Tonight I saw Cheri, starring Michelle Pfeiffer and Rupert Friend.
Prostitution never looked so good.
Lea (Pfeiffer) is an escort-to-the-stars in turn-of-the-century France. Her friend Charlotte (Kathy Bates) is past her prime and concerned more with the upbringing of her teenage son Chéri (Friend) than with establishing more clients. The only women they mingle with are those in their shared profession and competition seems absent from their tangles, as there are plenty of men to go around.
But Lea only wants one man—or boy, really. She wants Chéri, who has seduced her into letting him stay at her Normandy estate for a greedy length of time. She shows him the proper way around a bedroom, buys him lavish gifts, feeds him, clothes him, and probably bathes him. She is his lover, but she is also his surrogate mother.
When his real mother returns to collect him and marry him off to another teenager, Lea is devastated but retains her dignity. As the new young couple heads to Italy for a honeymoon, Lea escapes to a new home and leaves no forwarding address.
Both parties are miserable apart—Chéri's marriage, though faithful, is completely loveless, and Lea seems to take on another lover only to pass the time.
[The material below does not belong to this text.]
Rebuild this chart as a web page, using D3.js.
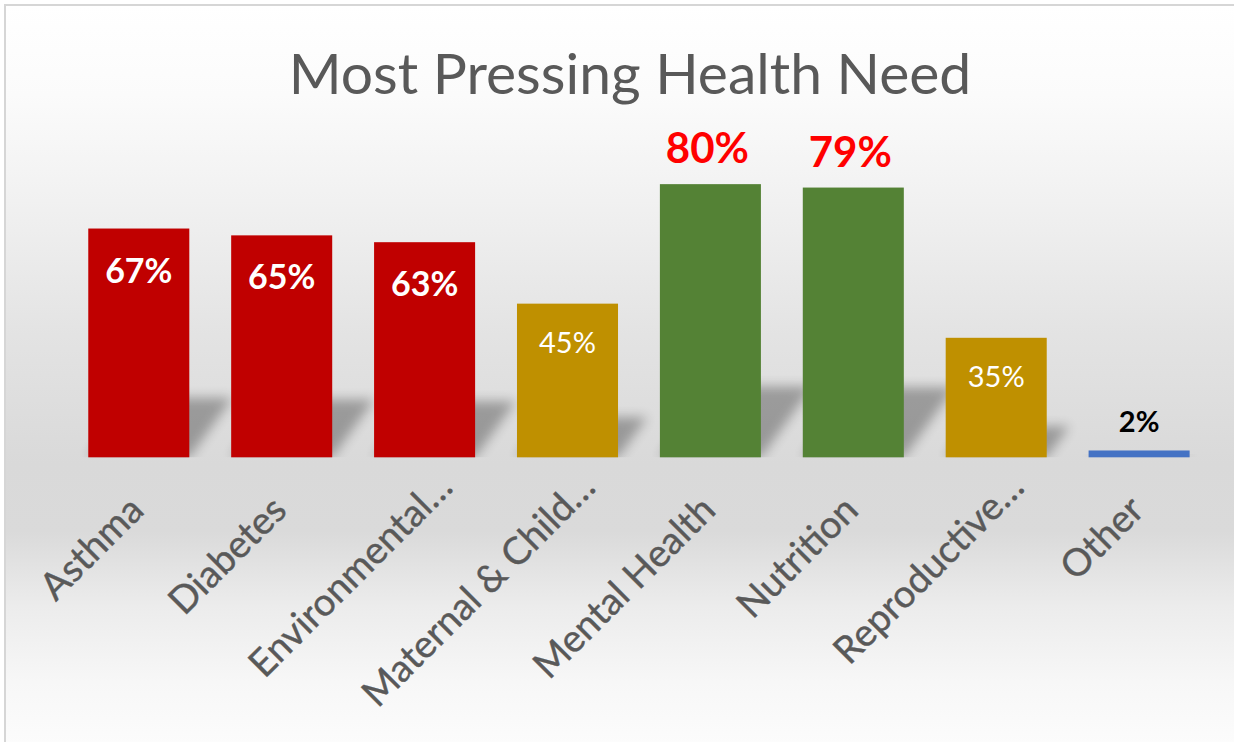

When they finally realize they can't happily live apart, it may be too late to do anything about it. Oh, the perils of true love.
As a fan of the book, I knew what the outcome would be and I dare say the film is much lighter and funnier than the original text. The lead couple is convincing and well-matched with Pfeiffer's sharp, mature features directly contrasting the feminine curves of Friend's. But the real scene-stealer is the always-phenomenal Kathy Bates, who lights up the screen for better or for worse with her spunky energy.
To break this film down to one word, I'd call it a "romp."
And a pleasurable one, for what it's worth.